My father and I were in San Diego, spending a couple of days with my brother before traveling north to San Francisco where I would spend a year as a Fulbright student at Stanford University. We just happened to arrive on the night of one of the biggest quakes to hit the Los Angeles area, just north of us. Well, I thought, best to get the earthquake thing out of the way and adopt that blasé Californian attitude toward Mother Earth as soon as possible. I’d soon discover that this kind of easy adaptability was just what my new environment required.

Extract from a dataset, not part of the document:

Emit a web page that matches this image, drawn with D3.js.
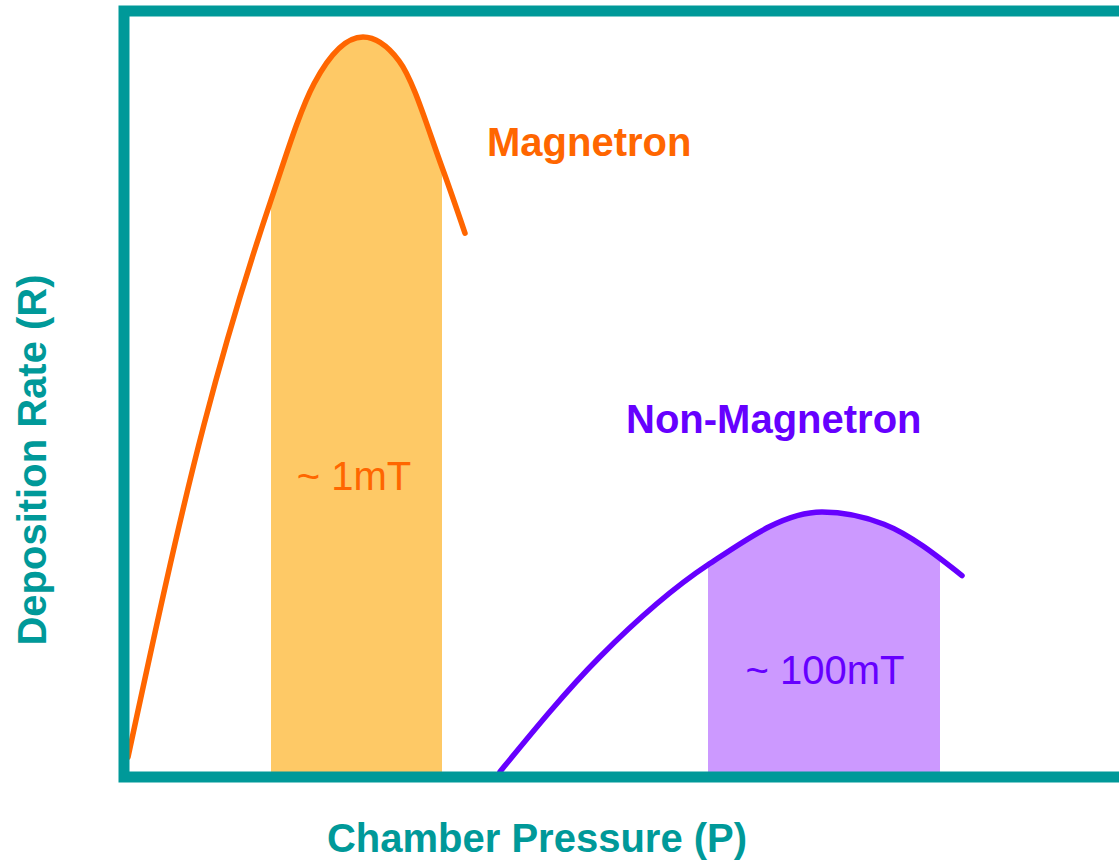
<!DOCTYPE html>
<html>
<head>
<meta charset="utf-8">
<script src="https://cdn.jsdelivr.net/npm/d3@7"></script>
<style>
  body { margin: 0; background: #fff; }
  text { font-family: "Liberation Sans", Arial, sans-serif; }
</style>
</head>
<body>
<div id="chart"></div>
<script>
// curve shapes, in relative units (pressure 0-100, rate 0-100)
const magnetronP = [0.4, 8.0, 14.7, 19.0, 23.9, 27.5, 31.8, 34.1];
const magnetronR = [2.6, 46.0, 75.3, 90.5, 96.6, 93.5, 79.6, 71.0];
const nonMagP = [37.6, 47.6, 58.4, 69.8, 76.0, 83.8];
const nonMagR = [0.7, 15.7, 27.7, 34.6, 33.0, 26.3];

// shaded operating windows
const magnetronBand = [14.7, 31.8];
const nonMagBand = [58.4, 81.6];

const seriesLabels = ["Magnetron", "Non-Magnetron"];
const bandLabels = ["~ 1mT", "~ 100mT"];
const xLabel = "Chamber Pressure (P)";
const yLabel = "Deposition Rate (R)";

const width = 1119, height = 861;
const margin = {top: 11, left: 124, bottom: 84};
const teal = "#009999";

const svg = d3.select("#chart").append("svg")
  .attr("width", width)
  .attr("height", height);

const x = d3.scaleLinear().domain([0, 100]).range([margin.left, margin.left + 1000]);
const y = d3.scaleLinear().domain([0, 100]).range([height - margin.bottom, margin.top]);

const series = [
  {p: magnetronP, r: magnetronR, band: magnetronBand, line: "#ff6600", fill: "#fec966", text: "#ff6600"},
  {p: nonMagP, r: nonMagR, band: nonMagBand, line: "#6600ff", fill: "#cc99ff", text: "#6600ff"}
];

const line = d3.line()
  .x(d => x(d[0]))
  .y(d => y(d[1]))
  .curve(d3.curveMonotoneX);

const area = d3.area()
  .x(d => x(d[0]))
  .y0(y(0))
  .y1(d => y(d[1]))
  .curve(d3.curveMonotoneX);

const defs = svg.append("defs");

series.forEach((s, i) => {
  const pts = s.p.map((v, j) => [v, s.r[j]]);

  // band under the curve, clipped to the band range
  defs.append("clipPath").attr("id", "band" + i)
    .append("rect")
      .attr("x", x(s.band[0]))
      .attr("y", 0)
      .attr("width", x(s.band[1]) - x(s.band[0]))
      .attr("height", height);

  svg.append("path")
    .attr("d", area(pts))
    .attr("fill", s.fill)
    .attr("clip-path", `url(#band${i})`);

  svg.append("path")
    .attr("d", line(pts))
    .attr("fill", "none")
    .attr("stroke", s.line)
    .attr("stroke-width", 5.5)
    .attr("stroke-linecap", "round");
});

// frame (right side runs off the picture)
svg.append("path")
  .attr("d", `M${x(110)},${y(100)} H${x(0)} V${y(0)} H${x(110)}`)
  .attr("fill", "none")
  .attr("stroke", teal)
  .attr("stroke-width", 11);

// series labels
svg.append("text")
  .attr("x", x(36.3)).attr("y", 156)
  .attr("fill", series[0].text)
  .attr("font-size", 40).attr("font-weight", "bold")
  .text(seriesLabels[0]);

svg.append("text")
  .attr("x", x(50.2)).attr("y", 433)
  .attr("fill", series[1].text)
  .attr("font-size", 40).attr("font-weight", "bold")
  .text(seriesLabels[1]);

// band labels
svg.append("text")
  .attr("x", x(23.0)).attr("y", 490)
  .attr("text-anchor", "middle")
  .attr("fill", "#ff6600")
  .attr("font-size", 40)
  .text(bandLabels[0]);

svg.append("text")
  .attr("x", x(70.1)).attr("y", 684)
  .attr("text-anchor", "middle")
  .attr("fill", "#6600ff")
  .attr("font-size", 40)
  .text(bandLabels[1]);

// axis titles
svg.append("text")
  .attr("x", 537).attr("y", 852)
  .attr("text-anchor", "middle")
  .attr("fill", teal)
  .attr("font-size", 40).attr("font-weight", "bold")
  .text(xLabel);

svg.append("text")
  .attr("transform", "translate(46,460) rotate(-90)")
  .attr("text-anchor", "middle")
  .attr("fill", teal)
  .attr("font-size", 40).attr("font-weight", "bold")
  .text(yLabel);
</script>
</body>
</html>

I had been working in Glasgow as a sound engineer with BBC radio when my mother sent me an ad for the Fulbright Program she’d seen in an Irish newspaper. The program is sponsored by the U.S. Department of State working with countries around the world. My curiosity aroused, I wrote off to find out more and discovered I would need to find a placement at a U.S. university as part of the application process. On the recommendation of a friend, I called an eminent professor at Stanford’s Center for Computer Research in Music and Acoustics (CCRMA). Looking back, I realize he must have been astounded to receive a cold call from an Irish woman who is blind, living in Scotland, and said she wanted to research ways for blind people to use computers to edit sound. To his credit, he wasn’t even slightly fazed and immediately wrote a letter offering me a place to work for a year.
Like many professors, he can be forgiven for being just a little out of touch with the day-to-day realities of his department. When I arrived, I discovered that places to work at CCRMA were at a premium. They had been badly hit by an earthquake a few years earlier, so even broom closets had been pressed into service as offices. The motto was, “If you find a place and tidy it up, it is yours.”
So on my first day, a fellow researcher helped me move junk out of an old workshop and lay some pieces of carpet, and my office space came into being. Now had I planned, I would have approached the Fulbright Commission in Ireland for money to buy an adapted computer, which I am sure would have been forthcoming. But I didn’t think of this, and ended up building a computer out of spare parts lying around the lab. I learned so much about how computers work from doing this and it came to exemplify a fundamental part of my American experience: Don’t be afraid to try and if it doesn’t work, learn from the experience and try again.
So began my year at Stanford, researching a new technology called haptics, the study of sensing and manipulating through touch. For instance, a regular mouse helps the user navigate through the graphic objects, or icons, displayed on a computer screen. The haptic mouse looks significantly different from the mouse that most people use, but it provides a similar function. It makes it possible to display graphical icons as tactile representations. This can be of particular value to people who are blind, for whom graphical interfaces are not accessible.
For our research, we built our own mouse, initially out of the innards of an old mainframe computer, and called it the Moose. As the user directs the Moose through the objects on the computer screen, a haptic representation of the object is presented for the user to feel and explore. We also developed the software that allows blind computer users such as me to receive the images on a computer desktop through this robotic mouse. Thus the Moose loped into history!
Toward the end of my fellowship, I was persuaded to apply to the Ph.D. program at CCRMA. Before I knew it, a one-year sojourn had suddenly become a six-year stay and I found myself working at the forefront of a brand new field of research. Now that I’ve finished the program, I realize my time at Stanford proved one of the most rewarding and challenging experiences of my life working alongside some of the most amazing and creative minds in the world, and supported by a disability resource center that is second to none. I reached for horizons beyond my wildest dreams. The Fulbright Program really did give me the opportunity of a lifetime and I have no doubt that it will continue to change the lives of many students in the future, including those who just happen to have disabilities.